I wrote Martler at an artist colony. Both I and my wife Beth were resident at the colony, and we showed each other our sketches daily. On the second day of writing my piece, Beth suggested I slyly quote something I might have played when I was in a rock band in high school. I protested, but I liked the challenge of sneaking something nearly incongruous in there. So I quoted “Smoke on the Water” and hid it within some long notes in a very busy texture, and I showed it to Beth. She said the quote should be more obvious. Well, I couldn’t take my really subtle quote back – remember, the rule is no revisions – so I then made a second, more obvious quote. It is okay for you to laugh if you recognize it.

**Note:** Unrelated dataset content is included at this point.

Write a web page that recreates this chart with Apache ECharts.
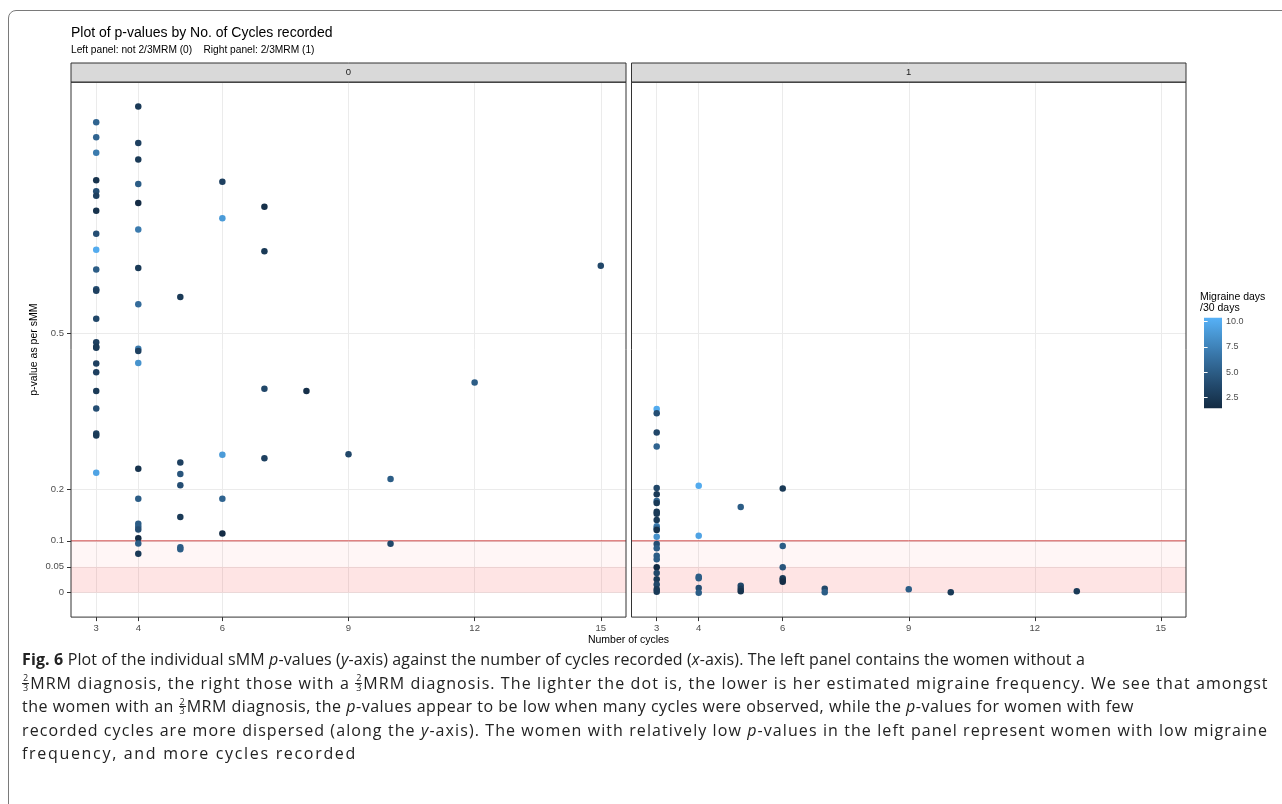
<!DOCTYPE html>
<html>
<head>
<meta charset="utf-8">
<script src="https://cdn.jsdelivr.net/npm/echarts@6/dist/echarts.min.js"></script>
<style>
  html, body { margin:0; padding:0; width:1282px; height:804px; overflow:hidden; background:#fff; }
  #frame { position:absolute; left:8px; top:10px; width:1320px; height:840px; border:1px solid #7a7a7a; border-radius:8px; box-sizing:border-box; z-index:0; }
  #chart { position:absolute; left:0; top:0; width:1282px; height:804px; z-index:1; }
  #caption { position:absolute; left:22px; top:648px; width:1260px; font-family:"Open Sans", "Noto Sans", sans-serif; font-size:16px; line-height:23.5px; color:#222; z-index:2; white-space:nowrap; }
  #caption .ln { display:block; height:23.5px; }
  #caption b { font-weight:700; }
  .fr { display:inline-block; vertical-align:middle; font-size:9px; line-height:8.5px; text-align:center; margin:0 1px 0 0; position:relative; top:-1px; letter-spacing:0; }
  .fr span { display:block; }
  .fr .num { border-bottom:0.8px solid #222; padding:0 1px; }
</style>
</head>
<body>
<div id="frame"></div>
<div id="chart"></div>
<div id="caption">
<span class="ln"><b>Fig. 6</b> Plot of the individual sMM <i>p</i>-values (<i>y</i>-axis) against the number of cycles recorded (<i>x</i>-axis). The left panel contains the women without a</span>
<span class="ln"><span class="fr"><span class="num">2</span><span>3</span></span>MRM diagnosis, the right those with a <span class="fr"><span class="num">2</span><span>3</span></span>MRM diagnosis. The lighter the dot is, the lower is her estimated migraine frequency. We see that amongst</span>
<span class="ln">the women with an <span class="fr"><span class="num">2</span><span>3</span></span>MRM diagnosis, the <i>p</i>-values appear to be low when many cycles were observed, while the <i>p</i>-values for women with few</span>
<span class="ln">recorded cycles are more dispersed (along the <i>y</i>-axis). The women with relatively low <i>p</i>-values in the left panel represent women with low migraine</span>
<span class="ln">frequency, and more cycles recorded</span>
</div>
<script>
// ---------------- DATA ----------------
const panelLabels = ['0', '1'];
const xTicks = [3, 4, 6, 9, 12, 15];
const yTicks = [0, 0.05, 0.1, 0.2, 0.5];
const legendTicks = [2.5, 5, 7.5, 10];

// Left panel (not 2/3MRM)
const cycles0 = [3,3,3,3,3,3,3,3,3,3,3,3,3,3,3,3,3,3,3,3,3,3,3,
                 4,4,4,4,4,4,4,4,4,4,4,4,4,4,4,4,4,4,4,
                 5,5,5,5,5,5,5,
                 6,6,6,6,6,
                 7,7,7,7,
                 8, 9, 10,10, 12, 15];
const pvals0 = [0.907,0.878,0.848,0.795,0.774,0.765,0.736,0.692,0.661,0.623,0.585,0.582,0.528,0.483,0.474,0.472,0.442,0.425,0.389,0.355,0.307,0.303,0.231,
                0.937,0.867,0.835,0.788,0.751,0.700,0.626,0.556,0.470,0.466,0.443,0.239,0.181,0.133,0.127,0.122,0.105,0.095,0.075,
                0.570,0.251,0.229,0.207,0.146,0.0875,0.0836,
                0.792,0.722,0.266,0.181,0.114,
                0.744,0.658,0.393,0.259,
                0.389, 0.267, 0.219,0.0944, 0.405, 0.630];
const days0 = [5.5,5.5,7,2,4,3,2,4,10,5,4,3,3.5,3,2.5,2.5,3,3,2.5,4,3,2.5,9.5,
               2.5,3,2.5,5,1.5,7,2.5,6,7,3,8.5,2,5,5,5,4,1.4,5,2.5,
               2.5,3,4.5,4,2.5,5,5,
               3,9,9,5.5,1.5,
               1.8,2.5,3.5,3,
               1.8, 3.5, 5,3.5, 5, 3.5];

// Right panel (2/3MRM)
const cycles1 = [3,3,3,3,3,3,3,3,3,3,3,3,3,3,3,3,3,3,3,3,3,3,3,3,3,
                 4,4,4,4,4,4,
                 5,5,5,5,
                 6,6,6,6,6,6,
                 7,7, 9, 10, 13];
const pvals1 = [0.354,0.346,0.309,0.282,0.202,0.190,0.177,0.173,0.156,0.152,0.140,0.128,0.124,0.121,0.108,0.0939,0.0856,0.0713,0.0644,0.049,0.038,0.026,0.016,0.0066,0.002,
                0.206,0.110,0.031,0.028,0.009,0.0,
                0.165,0.0135,0.0077,0.003,
                0.201,0.090,0.049,0.028,0.0245,0.021,
                0.0077,0.001, 0.0066, 0.0008, 0.003];
const days1 = [10,4,3.5,5.5,3.5,2.5,5.5,2.5,2.5,2.5,2.5,7,5.5,2,8.5,4,5,5,5,1.4,3.5,2.5,3.5,2.5,2.5,
               10,9.5,5,5,4,5,
               5,3.5,2.5,2,
               2.5,5,4.5,2.5,2,1.5,
               3.5,5, 5, 2.5, 2.5];

// significance bands and threshold line
const bandLow = [0, 0.05];
const bandHigh = [0.05, 0.1];
const threshold = 0.1;

// ------------- colour ramp (ggplot default, Lab interpolation) -------------
const LOW = '#132B43', HIGH = '#56B1F7';
const CMIN = 1.4, CMAX = 10.4;
function hex2rgb(h){return [parseInt(h.slice(1,3),16),parseInt(h.slice(3,5),16),parseInt(h.slice(5,7),16)];}
function lin(c){c/=255;return c<=0.04045?c/12.92:Math.pow((c+0.055)/1.055,2.4);}
function unlin(c){const v=c<=0.0031308?12.92*c:1.055*Math.pow(c,1/2.4)-0.055;return Math.round(Math.max(0,Math.min(1,v))*255);}
const Xn=0.95047,Yn=1,Zn=1.08883;
function f(t){return t>0.008856?Math.cbrt(t):7.787*t+16/116;}
function fi(t){return t*t*t>0.008856?t*t*t:(t-16/116)/7.787;}
function rgb2lab(rgb){const r=lin(rgb[0]),g=lin(rgb[1]),b=lin(rgb[2]);
  const X=0.4124*r+0.3576*g+0.1805*b,Y=0.2126*r+0.7152*g+0.0722*b,Z=0.0193*r+0.1192*g+0.9505*b;
  const fx=f(X/Xn),fy=f(Y/Yn),fz=f(Z/Zn);return [116*fy-16,500*(fx-fy),200*(fy-fz)];}
function lab2hex(lab){const fy=(lab[0]+16)/116,fx=fy+lab[1]/500,fz=fy-lab[2]/200;
  const X=Xn*fi(fx),Y=Yn*fi(fy),Z=Zn*fi(fz);
  const r=3.2406*X-1.5372*Y-0.4986*Z,g=-0.9689*X+1.8758*Y+0.0415*Z,b=0.0557*X-0.2040*Y+1.0570*Z;
  return '#'+[unlin(r),unlin(g),unlin(b)].map(v=>v.toString(16).padStart(2,'0')).join('');}
const labLo=rgb2lab(hex2rgb(LOW)), labHi=rgb2lab(hex2rgb(HIGH));
const rampStops=[];
for(let i=0;i<=12;i++){const t=i/12;rampStops.push(lab2hex([0,1,2].map(k=>labLo[k]+(labHi[k]-labLo[k])*t)));}

// ------------- caption line fitting -------------
const captionLineEnds = [1085, 1273, 1135, 1268, 357];
(function fitCaption(){
  const lines = document.querySelectorAll('#caption .ln');
  lines.forEach((ln,i)=>{
    const inner = document.createElement('span');
    while(ln.firstChild) inner.appendChild(ln.firstChild);
    ln.appendChild(inner);
    const w = inner.getBoundingClientRect().width;
    const target = captionLineEnds[i] - 22;
    const n = inner.textContent.replace(/\s+/g,' ').trim().length;
    const ls = (target - w) / n;
    inner.style.letterSpacing = ls.toFixed(3)+'px';
  });
})();

// ------------- build -------------
const data0 = cycles0.map((c,i)=>[c,pvals0[i],days0[i]]);
const data1 = cycles1.map((c,i)=>[c,pvals1[i],days1[i]]);

const FONT = '"Liberation Sans", Arial, sans-serif';
const XMIN = 2.4, XMAX = 15.6, YMIN = -0.047, YMAX = 0.984;
const gridTop = 82.2, gridH = 534.9;
const grids = [
  {left:71, top:gridTop, width:555, height:gridH},
  {left:631.5, top:gridTop, width:554.5, height:gridH}
];

function xAxisFor(i){
  return {type:'value', gridIndex:i, min:XMIN, max:XMAX,
    axisLine:{show:false, onZero:false},
    axisTick:{show:true, customValues:xTicks, length:4, lineStyle:{color:'#333', width:1}},
    axisLabel:{show:true, customValues:xTicks, color:'#4d4d4d', fontSize:9.5, fontFamily:FONT, margin:6},
    splitLine:{show:true, lineStyle:{color:'#ebebeb', width:1}}};
}
function yAxisFor(i){
  return {type:'value', gridIndex:i, min:YMIN, max:YMAX,
    name: i===0 ? 'p-value as per sMM' : '',
    nameLocation:'middle', nameGap:31, nameRotate:90,
    nameTextStyle:{color:'#000', fontSize:10.5, fontFamily:FONT},
    axisLine:{show:false, onZero:false},
    axisTick:{show:i===0, customValues:yTicks, length:4, lineStyle:{color:'#333', width:1}},
    axisLabel:{show:i===0, customValues:yTicks, color:'#4d4d4d', fontSize:9.5, fontFamily:FONT, margin:7,
      formatter:v=>String(+v.toFixed(2))},
    splitLine:{show:true, lineStyle:{color:'#ebebeb', width:1}}};
}
function pointSeries(i, data){
  return {type:'scatter', xAxisIndex:i, yAxisIndex:i, data:data, symbolSize:6.5, z:5,
    itemStyle:{opacity:1}};
}
function bandSeries(i){
  return {type:'scatter', xAxisIndex:i, yAxisIndex:i, data:[], z:3, silent:true,
    markArea:{silent:true,
      data:[[{yAxis:bandLow[0], itemStyle:{color:'rgba(250,0,0,0.105)', borderWidth:0}},{yAxis:bandLow[1]}],
            [{yAxis:bandHigh[0], itemStyle:{color:'rgba(250,0,0,0.035)', borderWidth:0}},{yAxis:bandHigh[1]}]]}
  };
}
function thresholdSeries(i){
  return {type:'line', xAxisIndex:i, yAxisIndex:i, z:4, silent:true, symbol:'none',
    data:[[XMIN, threshold],[XMAX, threshold]],
    lineStyle:{color:'#d04a4a', width:1, type:'solid'}, itemStyle:{color:'#d04a4a'}};
}

const chart = echarts.init(document.getElementById('chart'), null, {renderer:'canvas'});

const strips = grids.map((g,i)=>({
  type:'group', children:[
    {type:'rect', shape:{x:g.left, y:63, width:g.width, height:gridTop-63},
     style:{fill:'#d9d9d9', stroke:'#333', lineWidth:1}, z:10},
    {type:'text', x:g.left+g.width/2, y:(63+gridTop)/2,
     style:{text:panelLabels[i], fill:'#1a1a1a', font:'9.5px '+FONT, align:'center', verticalAlign:'middle'}, z:11}
  ]}));
const borders = grids.map(g=>({type:'rect', shape:{x:g.left, y:g.top, width:g.width, height:g.height},
  style:{fill:null, stroke:'#333', lineWidth:1}, z:20, silent:true}));

const legendStops = rampStops.map((c,i)=>({offset:1-i/(rampStops.length-1), color:c}));

const option = {
  backgroundColor:'transparent',
  animation:false,
  grid:[...grids, {left:1204, top:317.7, width:18, height:90.6}],
  xAxis:[xAxisFor(0), xAxisFor(1), {type:'value', gridIndex:2, show:false}],
  yAxis:[yAxisFor(0), yAxisFor(1),
    {type:'value', gridIndex:2, min:CMIN, max:CMAX, position:'right', z:10,
     axisLine:{show:false},
     axisTick:{show:true, inside:true, customValues:legendTicks, length:3.6, lineStyle:{color:'#fff', width:1}},
     axisLabel:{show:true, customValues:legendTicks, color:'#4d4d4d', fontSize:9, fontFamily:FONT, margin:4,
       formatter:v=>Number(v).toFixed(1)},
     splitLine:{show:false}},
    {type:'value', gridIndex:2, min:CMIN, max:CMAX, position:'left', z:10,
     axisLine:{show:false},
     axisTick:{show:true, inside:true, customValues:legendTicks, length:3.6, lineStyle:{color:'#fff', width:1}},
     axisLabel:{show:false}, splitLine:{show:false}}
  ],
  visualMap:{type:'continuous', show:false, min:CMIN, max:CMAX, dimension:2, seriesIndex:[0,1],
    inRange:{color:rampStops}},
  series:[pointSeries(0,data0), pointSeries(1,data1), bandSeries(0), bandSeries(1), thresholdSeries(0), thresholdSeries(1)],
  graphic:[
    {type:'text', x:71, y:33, style:{text:'Plot of p-values by No. of Cycles recorded', fill:'#000', font:'14px '+FONT, verticalAlign:'middle'}},
    {type:'text', x:71, y:50, style:{text:'Left panel: not 2/3MRM (0)    Right panel: 2/3MRM (1)', fill:'#000', font:'10.2px '+FONT, verticalAlign:'middle'}},
    ...strips, ...borders,
    {type:'text', x:628.5, y:640, style:{text:'Number of cycles', fill:'#000', font:'10.5px '+FONT, align:'center', verticalAlign:'middle'}},
    {type:'text', x:1200, y:291, style:{text:'Migraine days\n/30 days', fill:'#000', font:'10.5px '+FONT, lineHeight:11.5, verticalAlign:'top'}},
    {type:'rect', shape:{x:1204, y:317.7, width:18, height:90.6}, z:1,
     style:{fill:new echarts.graphic.LinearGradient(0,0,0,1,legendStops)}}
  ]
};
chart.setOption(option);
</script>
</body>
</html>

Writing an appallingly virtuosic piece for crossing hands means that there is not only musical structure to think of (by the way, the two dueling tonics of A and E-flat are suggested by the first two sonorities of the piece, which fly by like the wind), but also the ballet of the hands themselves. So it ends up being a very visual piece. It is a real treat to watch an artist of the caliber of Amy Dissanayake play this piece – I have been very lucky to find players of her artistry who like to play my music, and who can pull it off with such fierceness. You will note that about two-fifths of the way through Amy stops looking at the music and plays from memory. Amazing. The video was made at the American Academy of Arts and Letters after Amy had spent three grueling days making a CD of 22 etudes of mine, all of them with similar technical demands, and she did this performance because the recording engineer asked to watch the piece being played.



By way of conclusion, I simply want to say, somewhat tautologically, that I want to make music that is everything that it can be. I’m sure my colleagues share that philosophy, and it has been my teaching philosophy as well. My new goal in life – now that I wrote my joke – is to write something so good that the next Naumburg Chair says in his or her speech that it was one of his or her formative pieces. Or at least that he or she could bounce a quarter off of it.


I want to thank Marty for hosting this event, and Rick Silberman and Trudy Crosby for taking care of the logistics. I also want to thank Adam for giving me the courage to wear this tie. I want to thank Brandeis, for throwing wonderful undergraduates into my classes and for the support and space it’s given me in the decade I’ve been here. The last ten years have been the most productive and exhilarating of my life. I’m honored to be awarded this Chair, but still I ask for your patience with me. I’m still learning.